Streit um griechische Renten Tsipras sieht Geldgeber am Zug
Die Geldgeber setzen Athen bei den Rentenkürzungen aus "Opportunismus" unter Druck - das meint der griechische Regierungschef Tsipras. Man warte aber "geduldig" auf mehr Realismus. Finanzminister Varoufakis forderte zudem einen Schuldennachlass.
Der griechische Regierungschef Alexis Tsipras hat das Beharren der internationalen Geldgeber auf weitere Rentenkürzungen erneut kritisiert. Hinter der Forderung könne man nur politische Absichten vermuten, zitierte ihn die linksgerichtete Zeitung "Efimerída ton Syntaktón". Er warf den Verhandlungspartnern "politischen Opportunismus" vor, der sie dazu treibe, Athen mit Forderungen nach Rentenkürzungen unter Druck zu setzen. Diese sind einer der Hauptstreitpunkte bei den Gesprächen.
Griechenland werde dennoch geduldig warten, bis IWF, EZB und EU in der Realität ankämen. Seine Regierung wünsche sich "ernsthaft" eine Lösung.
Varoufakis: Wir brauchen eine Umschuldung
Zuvor hatte Griechenlands Finanzminister Yanis Varoufakis auf längere Laufzeiten zur Schuldentilgung und einen Schuldenerlass gepocht. Er sagte der "Bild"-Zeitung, sein Land brauche eine Umschuldung: "Nur so können wir die Rückzahlung von so viel Schulden wie möglich garantieren und auch leisten." Er verzichte auf weitere Hilfsgelder, wenn die Gläubiger einen Schuldenschnitt anböten. Außerdem benötige Griechenland längere Laufzeiten.
Einen Euro-Ausstieg halte er zwar nicht für sinnvoll, sagte Varoufakis - "aber alles ausschließen kann niemand, auch ich kann nicht ausschließen, dass ein Komet die Erde trifft." Der Finanzminister sagte zugleich: "Wir wollen kein weiteres Geld." Deutschland und der Rest der Euro-Zone hätten Griechenland "doch schon zu viel Geld gegeben - und zwar gehörig". Griechenland wolle "keinen Cent für Löhne und Renten und Schuldentilgung".
"Kanzlerin muss dabei sein"
Trotz der festgefahrenen Gespräche könne es eine schnelle Einigung geben, sagte Varoufakis. Eine Einigung könnte in nur einer Nacht erreicht werden. "Aber: Die Kanzlerin muss dabei sein." Das seinem Land von den Gläubigern auferlegte Sparprogramm sei gescheitert. "Es führt kein Weg daran vorbei: Wir müssen ganz von vorn anfangen, Tabula rasa machen."

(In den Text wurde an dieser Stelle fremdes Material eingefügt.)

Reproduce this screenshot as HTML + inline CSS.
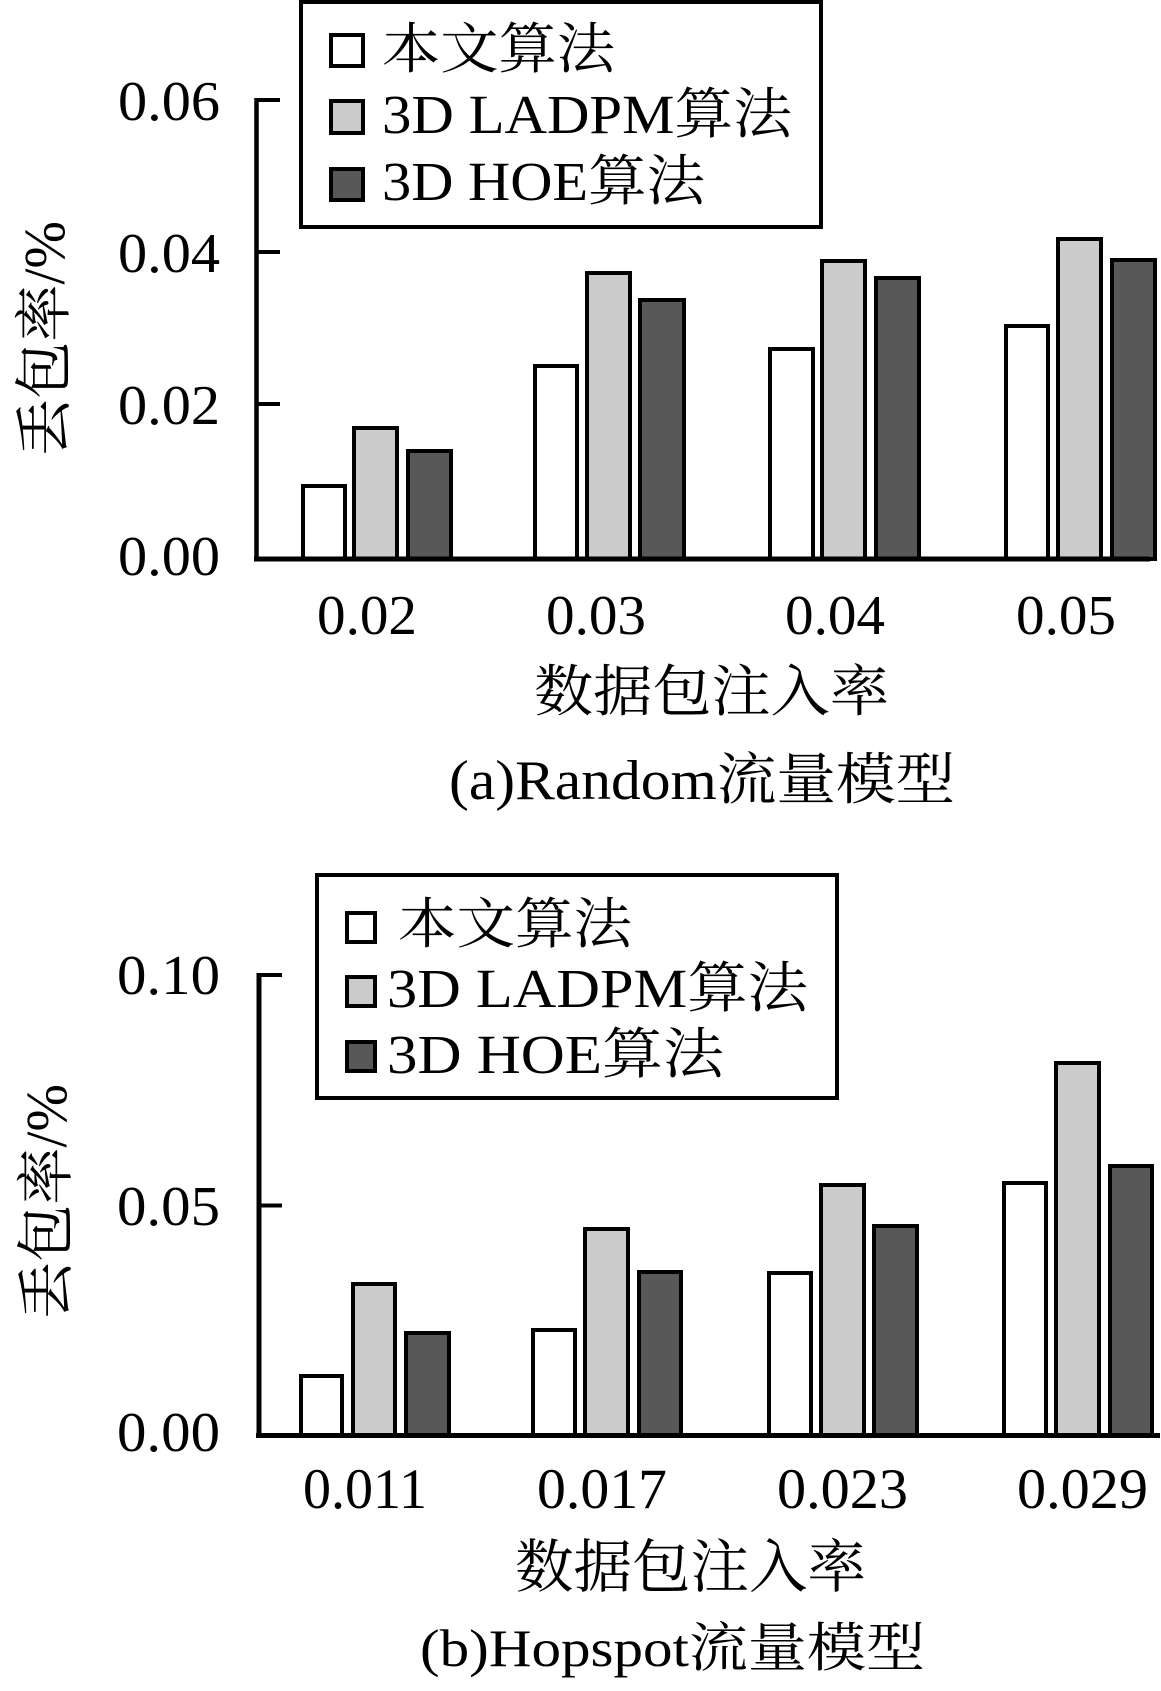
<!DOCTYPE html>
<html>
<head>
<meta charset="utf-8">
<style>
  html, body { margin: 0; padding: 0; background: #ffffff; }
  body { width: 1161px; height: 1691px; overflow: hidden; }
  svg { display: block; }
  text { font-family: "Liberation Serif", "Noto Serif CJK SC", serif; fill: #000; }
</style>
</head>
<body>
<svg width="1161" height="1691" viewBox="0 0 1161 1691" xmlns="http://www.w3.org/2000/svg">
  <rect x="0" y="0" width="1161" height="1691" fill="#ffffff"/>

  <!-- ================= TOP CHART ================= -->
  <!-- legend -->
  <rect x="301" y="2" width="520" height="225" fill="#fff" stroke="#000" stroke-width="4"/>
  <rect x="331" y="35" width="32" height="31" fill="#ffffff" stroke="#000" stroke-width="4"/>
  <rect x="331" y="101" width="32" height="32" fill="#cbcbcb" stroke="#000" stroke-width="4"/>
  <rect x="331" y="169" width="32" height="31" fill="#585858" stroke="#000" stroke-width="4"/>
  <text x="382" y="68" font-size="55" textLength="233" lengthAdjust="spacingAndGlyphs">本文算法</text>
  <text x="382" y="133" font-size="55" textLength="410" lengthAdjust="spacingAndGlyphs">3D LADPM算法</text>
  <text x="382" y="200" font-size="55" textLength="323" lengthAdjust="spacingAndGlyphs">3D HOE算法</text>

  <!-- bars -->
  <g stroke="#000" stroke-width="4">
    <rect x="303" y="486" width="42" height="73" fill="#ffffff"/>
    <rect x="354" y="428" width="43" height="131" fill="#cbcbcb"/>
    <rect x="408" y="451" width="43" height="108" fill="#585858"/>

    <rect x="535" y="366" width="42" height="193" fill="#ffffff"/>
    <rect x="587" y="273" width="43" height="286" fill="#cbcbcb"/>
    <rect x="640" y="300" width="44" height="259" fill="#585858"/>

    <rect x="770" y="349" width="43" height="210" fill="#ffffff"/>
    <rect x="822" y="261" width="43" height="298" fill="#cbcbcb"/>
    <rect x="876" y="278" width="43" height="281" fill="#585858"/>

    <rect x="1006" y="326" width="42" height="233" fill="#ffffff"/>
    <rect x="1058" y="239" width="43" height="320" fill="#cbcbcb"/>
    <rect x="1112" y="260" width="43" height="299" fill="#585858"/>
  </g>

  <!-- axes -->
  <line x1="256.5" y1="98" x2="256.5" y2="561" stroke="#000" stroke-width="4.5"/>
  <line x1="254" y1="559" x2="1150" y2="559" stroke="#000" stroke-width="5"/>
  <line x1="256" y1="100" x2="280" y2="100" stroke="#000" stroke-width="4"/>
  <line x1="256" y1="252" x2="280" y2="252" stroke="#000" stroke-width="4"/>
  <line x1="256" y1="404" x2="280" y2="404" stroke="#000" stroke-width="4"/>

  <!-- y tick labels -->
  <text x="118" y="120" font-size="56" textLength="102" lengthAdjust="spacingAndGlyphs">0.06</text>
  <text x="118" y="272" font-size="56" textLength="102" lengthAdjust="spacingAndGlyphs">0.04</text>
  <text x="118" y="424" font-size="56" textLength="102" lengthAdjust="spacingAndGlyphs">0.02</text>
  <text x="118" y="575" font-size="56" textLength="102" lengthAdjust="spacingAndGlyphs">0.00</text>

  <!-- y title -->
  <g transform="translate(42,339) rotate(-90)">
    <text x="-117" y="22" font-size="58" textLength="235" lengthAdjust="spacingAndGlyphs">丢包率/%</text>
  </g>

  <!-- x tick labels -->
  <text x="317" y="634" font-size="56" textLength="100" lengthAdjust="spacingAndGlyphs">0.02</text>
  <text x="546" y="634" font-size="56" textLength="100" lengthAdjust="spacingAndGlyphs">0.03</text>
  <text x="785" y="634" font-size="56" textLength="100" lengthAdjust="spacingAndGlyphs">0.04</text>
  <text x="1016" y="634" font-size="56" textLength="100" lengthAdjust="spacingAndGlyphs">0.05</text>

  <!-- x title -->
  <text x="534" y="711" font-size="56" textLength="355" lengthAdjust="spacingAndGlyphs">数据包注入率</text>
  <!-- caption -->
  <text x="449" y="799" font-size="56" textLength="506" lengthAdjust="spacingAndGlyphs">(a)Random流量模型</text>

  <!-- ================= BOTTOM CHART ================= -->
  <!-- legend -->
  <rect x="317" y="875" width="520" height="223" fill="#fff" stroke="#000" stroke-width="4"/>
  <rect x="347" y="913" width="28" height="29" fill="#ffffff" stroke="#000" stroke-width="4"/>
  <rect x="347" y="977" width="28" height="29" fill="#cbcbcb" stroke="#000" stroke-width="4"/>
  <rect x="347" y="1042" width="28" height="29" fill="#585858" stroke="#000" stroke-width="4"/>
  <text x="398" y="943" font-size="55" textLength="234" lengthAdjust="spacingAndGlyphs">本文算法</text>
  <text x="387" y="1007" font-size="55" textLength="421" lengthAdjust="spacingAndGlyphs">3D LADPM算法</text>
  <text x="387" y="1073" font-size="55" textLength="337" lengthAdjust="spacingAndGlyphs">3D HOE算法</text>

  <!-- bars -->
  <g stroke="#000" stroke-width="4">
    <rect x="301" y="1376" width="41" height="60" fill="#ffffff"/>
    <rect x="353" y="1284" width="42" height="152" fill="#cbcbcb"/>
    <rect x="406" y="1333" width="43" height="103" fill="#585858"/>

    <rect x="533" y="1330" width="42" height="106" fill="#ffffff"/>
    <rect x="585" y="1229" width="43" height="207" fill="#cbcbcb"/>
    <rect x="639" y="1272" width="42" height="164" fill="#585858"/>

    <rect x="769" y="1273" width="42" height="163" fill="#ffffff"/>
    <rect x="821" y="1185" width="43" height="251" fill="#cbcbcb"/>
    <rect x="874" y="1226" width="43" height="210" fill="#585858"/>

    <rect x="1004" y="1183" width="42" height="253" fill="#ffffff"/>
    <rect x="1056" y="1063" width="43" height="373" fill="#cbcbcb"/>
    <rect x="1110" y="1166" width="42" height="270" fill="#585858"/>
  </g>

  <!-- axes -->
  <line x1="259" y1="973" x2="259" y2="1438" stroke="#000" stroke-width="5"/>
  <line x1="256" y1="1435.5" x2="1160" y2="1435.5" stroke="#000" stroke-width="5"/>
  <line x1="259" y1="975" x2="282" y2="975" stroke="#000" stroke-width="4"/>
  <line x1="259" y1="1205.5" x2="282" y2="1205.5" stroke="#000" stroke-width="4"/>

  <!-- y tick labels -->
  <text x="117" y="994" font-size="56" textLength="103" lengthAdjust="spacingAndGlyphs">0.10</text>
  <text x="117" y="1225" font-size="56" textLength="103" lengthAdjust="spacingAndGlyphs">0.05</text>
  <text x="117" y="1451" font-size="56" textLength="103" lengthAdjust="spacingAndGlyphs">0.00</text>

  <!-- y title -->
  <g transform="translate(44,1202) rotate(-90)">
    <text x="-117" y="22" font-size="58" textLength="235" lengthAdjust="spacingAndGlyphs">丢包率/%</text>
  </g>

  <!-- x tick labels -->
  <text x="303" y="1508" font-size="57" textLength="124" lengthAdjust="spacingAndGlyphs">0.011</text>
  <text x="537" y="1508" font-size="57" textLength="130" lengthAdjust="spacingAndGlyphs">0.017</text>
  <text x="777" y="1508" font-size="57" textLength="131" lengthAdjust="spacingAndGlyphs">0.023</text>
  <text x="1017" y="1508" font-size="57" textLength="131" lengthAdjust="spacingAndGlyphs">0.029</text>

  <!-- x title -->
  <text x="515" y="1587" font-size="58" textLength="351" lengthAdjust="spacingAndGlyphs">数据包注入率</text>
  <!-- caption -->
  <text x="420" y="1666" font-size="53" textLength="505" lengthAdjust="spacingAndGlyphs">(b)Hopspot流量模型</text>
</svg>
</body>
</html>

Zugleich räumte Varoufakis massive Probleme in der staatlichen Finanzverwaltung ein. Er warnte davor, wie von den Gläubigern gefordert, die Mehrwertsteuer für "wichtige Lebensbereiche" auf 23 Prozent zu erhöhen.
Verhandlungen vorerst gescheitert
Gestern waren die Verhandlungen in Brüssel zur Lösung des Schuldenstreits mit Griechenland vorerst gescheitert. Die EU-Kommission erklärte nach zweitägigen Verhandlungen, die Vorschläge Griechenlands seien weiter unvollständig. Laut Kommission muss Athen jährlich noch "bis zu zwei Milliarden Euro" zusätzlich einsparen.
Kommissionschef Jean-Claude Juncker bleibe aber überzeugt, dass bis Monatsende eine Lösung gefunden werden könne, wenn die griechische Regierung mehr Reformbemühungen und alle Seiten politischen Willen zeigten.
Die Zeit läuft ab
Griechenland ringt seit Monaten um die Freigabe der letzten 7,2 Milliarden Euro aus dem laufenden Rettungsprogramm. Die Kreditgeber - Internationaler Währungsfonds, Europäische Zentralbank und Europäische Union - verlangen dafür Reformen. Nach Einschätzung von Experten steht Athen kurz vor der Staatspleite und damit womöglich auch vor dem Ausscheiden aus dem Euro. Ende Juni muss Griechenland 1,6 Milliarden Euro an den IWF zurückzahlen, wenig später weitere Milliardenbeträge an die EZB.
Am Donnerstag beraten die 19 Euro-Finanzminister. Dann könnte sich entscheiden, ob es noch vor Ablauf des Rettungsprogramms Ende Juni eine Lösung geben kann. Im Falle einer Staatspleite müssten die Geldgeber wohl einen Großteil der bisher gewährten 240 Milliarden Euro abschreiben.